• **What to do**
Skip all pictures, then copy the lines from the start of the data through the line with "import seaborn as sns", keeping both ends.

• **Supplied information**

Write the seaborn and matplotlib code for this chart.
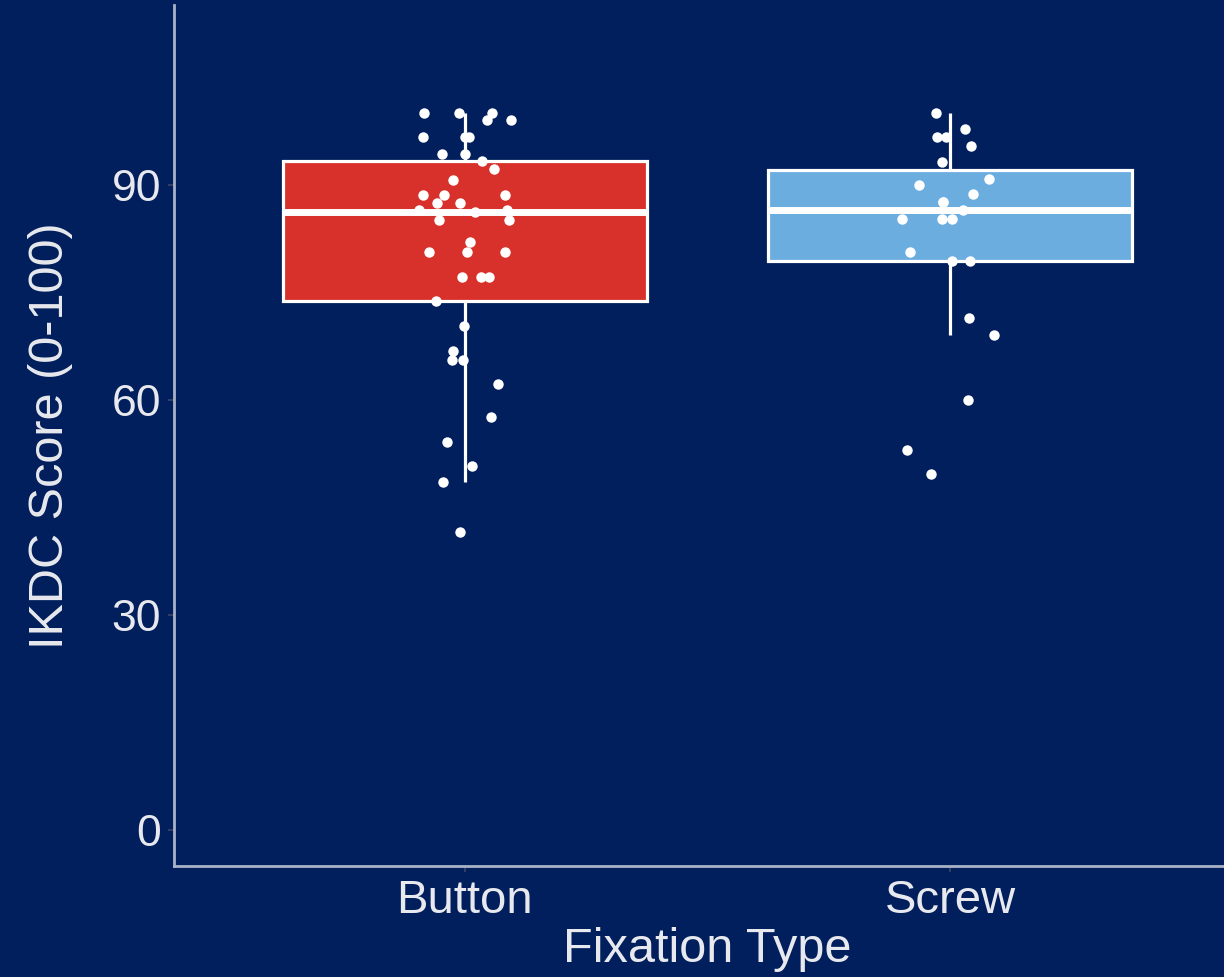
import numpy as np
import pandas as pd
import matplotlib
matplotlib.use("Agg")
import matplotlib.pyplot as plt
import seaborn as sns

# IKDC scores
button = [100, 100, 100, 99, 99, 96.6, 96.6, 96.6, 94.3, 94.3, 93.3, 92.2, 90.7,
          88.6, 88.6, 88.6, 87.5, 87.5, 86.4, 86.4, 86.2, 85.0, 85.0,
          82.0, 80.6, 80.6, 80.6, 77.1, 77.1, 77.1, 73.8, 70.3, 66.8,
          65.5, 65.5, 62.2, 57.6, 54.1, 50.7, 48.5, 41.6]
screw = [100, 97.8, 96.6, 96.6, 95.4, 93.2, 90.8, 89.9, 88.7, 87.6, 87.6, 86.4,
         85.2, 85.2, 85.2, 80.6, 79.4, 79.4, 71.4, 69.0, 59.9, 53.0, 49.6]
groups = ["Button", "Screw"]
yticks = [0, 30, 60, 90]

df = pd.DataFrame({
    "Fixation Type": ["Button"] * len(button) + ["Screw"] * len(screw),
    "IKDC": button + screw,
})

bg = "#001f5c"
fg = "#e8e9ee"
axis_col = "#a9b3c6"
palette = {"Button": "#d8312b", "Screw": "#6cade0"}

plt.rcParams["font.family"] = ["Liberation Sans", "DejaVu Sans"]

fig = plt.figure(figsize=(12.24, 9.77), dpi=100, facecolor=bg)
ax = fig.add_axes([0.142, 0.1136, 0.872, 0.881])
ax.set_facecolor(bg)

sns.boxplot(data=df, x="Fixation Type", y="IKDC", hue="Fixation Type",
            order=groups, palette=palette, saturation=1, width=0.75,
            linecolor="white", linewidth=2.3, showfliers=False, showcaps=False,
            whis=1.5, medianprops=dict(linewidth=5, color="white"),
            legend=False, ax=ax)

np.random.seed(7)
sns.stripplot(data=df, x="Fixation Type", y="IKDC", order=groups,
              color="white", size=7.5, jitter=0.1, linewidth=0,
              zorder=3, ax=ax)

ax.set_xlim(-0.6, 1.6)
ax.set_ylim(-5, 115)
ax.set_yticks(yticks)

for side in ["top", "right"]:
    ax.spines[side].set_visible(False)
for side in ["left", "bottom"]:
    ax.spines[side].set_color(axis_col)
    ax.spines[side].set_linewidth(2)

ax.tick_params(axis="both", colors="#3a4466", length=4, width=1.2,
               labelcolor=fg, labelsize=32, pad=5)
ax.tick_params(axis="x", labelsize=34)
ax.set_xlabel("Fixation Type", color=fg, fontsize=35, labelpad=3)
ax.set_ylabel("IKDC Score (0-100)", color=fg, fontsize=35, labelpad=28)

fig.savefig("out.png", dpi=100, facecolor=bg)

• **Task answer**
Write the seaborn and matplotlib code for this chart.
import numpy as np
import pandas as pd
import matplotlib
matplotlib.use("Agg")
import matplotlib.pyplot as plt
import seaborn as sns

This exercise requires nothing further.